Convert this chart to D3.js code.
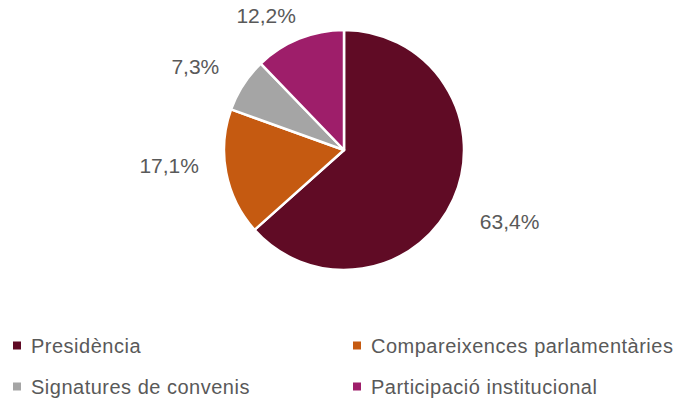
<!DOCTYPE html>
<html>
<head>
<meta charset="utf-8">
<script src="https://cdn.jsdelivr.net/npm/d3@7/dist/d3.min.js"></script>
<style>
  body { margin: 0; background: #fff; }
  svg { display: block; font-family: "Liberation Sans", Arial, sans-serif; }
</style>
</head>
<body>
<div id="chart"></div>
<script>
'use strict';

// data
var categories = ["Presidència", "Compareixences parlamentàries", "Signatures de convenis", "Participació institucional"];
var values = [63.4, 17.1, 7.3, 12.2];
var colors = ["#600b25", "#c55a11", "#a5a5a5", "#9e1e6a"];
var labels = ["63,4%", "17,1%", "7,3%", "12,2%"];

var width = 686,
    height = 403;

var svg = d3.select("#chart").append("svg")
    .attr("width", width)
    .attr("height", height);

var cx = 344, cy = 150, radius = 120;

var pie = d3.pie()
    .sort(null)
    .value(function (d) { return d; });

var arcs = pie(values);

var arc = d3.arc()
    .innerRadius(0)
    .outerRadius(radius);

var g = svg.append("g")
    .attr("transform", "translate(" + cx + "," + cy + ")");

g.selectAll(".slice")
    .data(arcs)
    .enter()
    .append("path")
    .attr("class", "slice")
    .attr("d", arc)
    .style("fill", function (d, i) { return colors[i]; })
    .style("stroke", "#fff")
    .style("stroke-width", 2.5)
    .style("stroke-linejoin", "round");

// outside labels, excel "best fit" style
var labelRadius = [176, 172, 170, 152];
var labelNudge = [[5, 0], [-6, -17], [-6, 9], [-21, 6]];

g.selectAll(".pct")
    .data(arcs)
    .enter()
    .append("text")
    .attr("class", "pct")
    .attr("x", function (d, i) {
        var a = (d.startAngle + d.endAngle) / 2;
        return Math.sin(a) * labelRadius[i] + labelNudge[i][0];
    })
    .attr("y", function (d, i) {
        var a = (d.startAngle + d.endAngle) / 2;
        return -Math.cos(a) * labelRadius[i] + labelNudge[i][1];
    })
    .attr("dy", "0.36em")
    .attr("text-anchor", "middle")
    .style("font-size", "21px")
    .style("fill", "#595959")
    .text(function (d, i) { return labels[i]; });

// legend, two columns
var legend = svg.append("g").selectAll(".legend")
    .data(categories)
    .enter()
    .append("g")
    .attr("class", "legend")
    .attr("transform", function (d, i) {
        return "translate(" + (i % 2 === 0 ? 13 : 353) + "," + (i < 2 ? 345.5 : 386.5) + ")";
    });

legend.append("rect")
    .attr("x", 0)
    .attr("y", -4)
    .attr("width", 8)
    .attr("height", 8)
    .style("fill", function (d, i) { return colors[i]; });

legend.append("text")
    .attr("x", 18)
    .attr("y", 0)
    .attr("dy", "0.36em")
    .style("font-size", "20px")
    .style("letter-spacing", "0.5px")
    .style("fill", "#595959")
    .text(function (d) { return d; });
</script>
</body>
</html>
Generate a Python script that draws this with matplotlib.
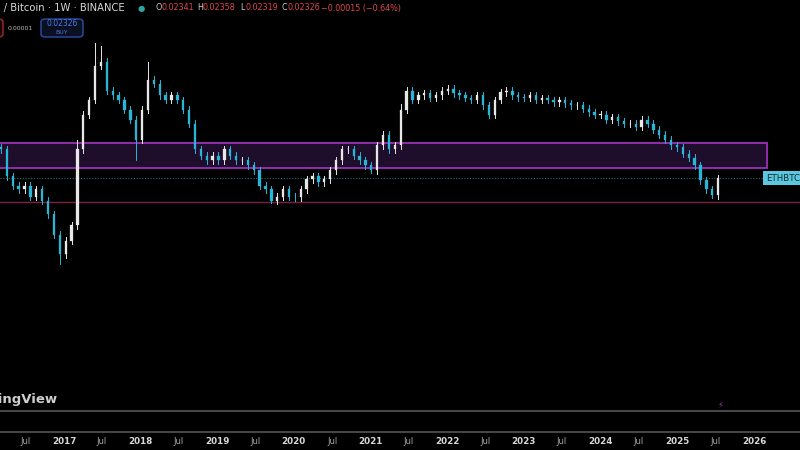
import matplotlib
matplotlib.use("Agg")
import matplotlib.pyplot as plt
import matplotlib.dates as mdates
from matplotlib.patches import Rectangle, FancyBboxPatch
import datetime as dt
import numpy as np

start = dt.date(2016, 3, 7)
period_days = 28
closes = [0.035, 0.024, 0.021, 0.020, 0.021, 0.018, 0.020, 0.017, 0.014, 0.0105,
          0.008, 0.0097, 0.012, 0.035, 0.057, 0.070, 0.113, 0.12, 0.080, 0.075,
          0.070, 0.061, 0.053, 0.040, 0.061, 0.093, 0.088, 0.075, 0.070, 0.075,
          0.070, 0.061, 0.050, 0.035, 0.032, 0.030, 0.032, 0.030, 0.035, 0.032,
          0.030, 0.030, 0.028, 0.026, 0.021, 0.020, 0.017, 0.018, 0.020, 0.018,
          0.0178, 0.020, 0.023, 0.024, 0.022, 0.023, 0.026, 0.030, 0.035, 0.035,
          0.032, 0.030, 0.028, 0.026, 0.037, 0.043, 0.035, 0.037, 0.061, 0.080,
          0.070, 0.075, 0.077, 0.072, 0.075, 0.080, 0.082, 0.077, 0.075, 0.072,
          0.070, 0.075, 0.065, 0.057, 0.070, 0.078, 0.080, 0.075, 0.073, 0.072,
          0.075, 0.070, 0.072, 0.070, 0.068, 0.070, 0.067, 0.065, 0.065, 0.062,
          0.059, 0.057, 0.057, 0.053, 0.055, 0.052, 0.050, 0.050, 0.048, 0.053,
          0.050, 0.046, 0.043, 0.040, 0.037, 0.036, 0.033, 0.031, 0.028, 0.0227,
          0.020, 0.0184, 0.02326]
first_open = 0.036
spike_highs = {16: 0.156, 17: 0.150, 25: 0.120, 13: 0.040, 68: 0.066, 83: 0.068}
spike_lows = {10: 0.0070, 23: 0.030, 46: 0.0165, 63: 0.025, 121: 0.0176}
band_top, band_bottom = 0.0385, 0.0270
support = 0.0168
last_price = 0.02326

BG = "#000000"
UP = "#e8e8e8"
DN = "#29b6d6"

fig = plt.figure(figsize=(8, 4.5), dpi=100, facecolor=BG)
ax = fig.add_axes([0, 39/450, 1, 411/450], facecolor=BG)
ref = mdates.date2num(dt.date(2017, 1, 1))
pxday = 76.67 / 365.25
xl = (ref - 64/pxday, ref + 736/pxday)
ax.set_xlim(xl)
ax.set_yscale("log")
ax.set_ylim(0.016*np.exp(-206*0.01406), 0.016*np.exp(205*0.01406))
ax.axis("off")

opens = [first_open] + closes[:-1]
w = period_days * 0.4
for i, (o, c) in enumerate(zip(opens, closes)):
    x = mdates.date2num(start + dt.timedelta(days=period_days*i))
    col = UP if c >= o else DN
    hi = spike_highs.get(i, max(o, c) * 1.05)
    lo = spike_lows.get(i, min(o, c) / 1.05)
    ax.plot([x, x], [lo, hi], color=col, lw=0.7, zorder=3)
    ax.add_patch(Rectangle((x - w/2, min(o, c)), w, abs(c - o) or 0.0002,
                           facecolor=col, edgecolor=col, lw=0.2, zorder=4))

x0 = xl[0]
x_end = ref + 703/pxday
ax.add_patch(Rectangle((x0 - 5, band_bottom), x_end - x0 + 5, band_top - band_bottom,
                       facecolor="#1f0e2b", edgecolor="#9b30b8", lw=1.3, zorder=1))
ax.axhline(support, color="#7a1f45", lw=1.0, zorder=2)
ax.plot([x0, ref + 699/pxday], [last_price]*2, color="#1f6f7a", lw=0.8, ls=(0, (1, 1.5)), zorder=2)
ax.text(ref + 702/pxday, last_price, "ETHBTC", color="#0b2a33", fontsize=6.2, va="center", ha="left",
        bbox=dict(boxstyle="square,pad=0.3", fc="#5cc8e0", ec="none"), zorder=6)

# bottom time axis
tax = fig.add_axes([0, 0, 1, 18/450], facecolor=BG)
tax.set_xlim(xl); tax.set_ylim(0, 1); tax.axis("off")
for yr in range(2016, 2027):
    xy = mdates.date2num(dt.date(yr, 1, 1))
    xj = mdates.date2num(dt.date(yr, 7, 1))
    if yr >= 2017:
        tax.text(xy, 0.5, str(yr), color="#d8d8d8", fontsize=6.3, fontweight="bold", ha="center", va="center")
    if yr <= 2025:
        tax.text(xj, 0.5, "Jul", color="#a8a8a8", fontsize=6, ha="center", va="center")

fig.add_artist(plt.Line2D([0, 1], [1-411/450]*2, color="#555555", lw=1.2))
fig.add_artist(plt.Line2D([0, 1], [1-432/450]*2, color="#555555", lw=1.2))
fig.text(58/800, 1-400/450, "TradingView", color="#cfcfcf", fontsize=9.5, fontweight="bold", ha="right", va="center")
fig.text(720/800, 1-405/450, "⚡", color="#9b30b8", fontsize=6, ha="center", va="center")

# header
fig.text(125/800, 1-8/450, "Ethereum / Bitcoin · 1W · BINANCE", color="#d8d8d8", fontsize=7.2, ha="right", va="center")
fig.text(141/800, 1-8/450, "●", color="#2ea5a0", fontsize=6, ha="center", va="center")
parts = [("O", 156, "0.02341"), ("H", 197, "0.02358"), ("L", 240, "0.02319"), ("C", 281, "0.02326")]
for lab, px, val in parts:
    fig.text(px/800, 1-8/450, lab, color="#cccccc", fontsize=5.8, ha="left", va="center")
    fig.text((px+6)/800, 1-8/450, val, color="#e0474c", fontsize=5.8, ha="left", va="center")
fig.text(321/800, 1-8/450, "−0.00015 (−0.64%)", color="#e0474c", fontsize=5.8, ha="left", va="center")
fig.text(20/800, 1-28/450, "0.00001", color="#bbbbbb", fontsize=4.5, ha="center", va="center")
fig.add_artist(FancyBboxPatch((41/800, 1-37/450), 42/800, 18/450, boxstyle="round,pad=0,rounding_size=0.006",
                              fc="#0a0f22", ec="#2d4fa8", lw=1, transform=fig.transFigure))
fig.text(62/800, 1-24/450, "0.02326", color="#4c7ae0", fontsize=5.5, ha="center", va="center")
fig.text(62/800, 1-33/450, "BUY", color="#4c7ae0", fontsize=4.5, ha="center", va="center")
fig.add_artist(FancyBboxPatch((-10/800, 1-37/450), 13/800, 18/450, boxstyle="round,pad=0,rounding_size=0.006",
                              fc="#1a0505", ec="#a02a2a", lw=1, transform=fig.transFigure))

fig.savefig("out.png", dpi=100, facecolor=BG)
○ ○ ○ ○
» Task brief
Using the entries above, transcribe every line from the line containing "Generate a Python" through the line containing "import numpy as np". Do not copy pictures.

» Written response
Generate a Python script that draws this with matplotlib.
import matplotlib
matplotlib.use("Agg")
import matplotlib.pyplot as plt
import matplotlib.dates as mdates
from matplotlib.patches import Rectangle, FancyBboxPatch
import datetime as dt
import numpy as np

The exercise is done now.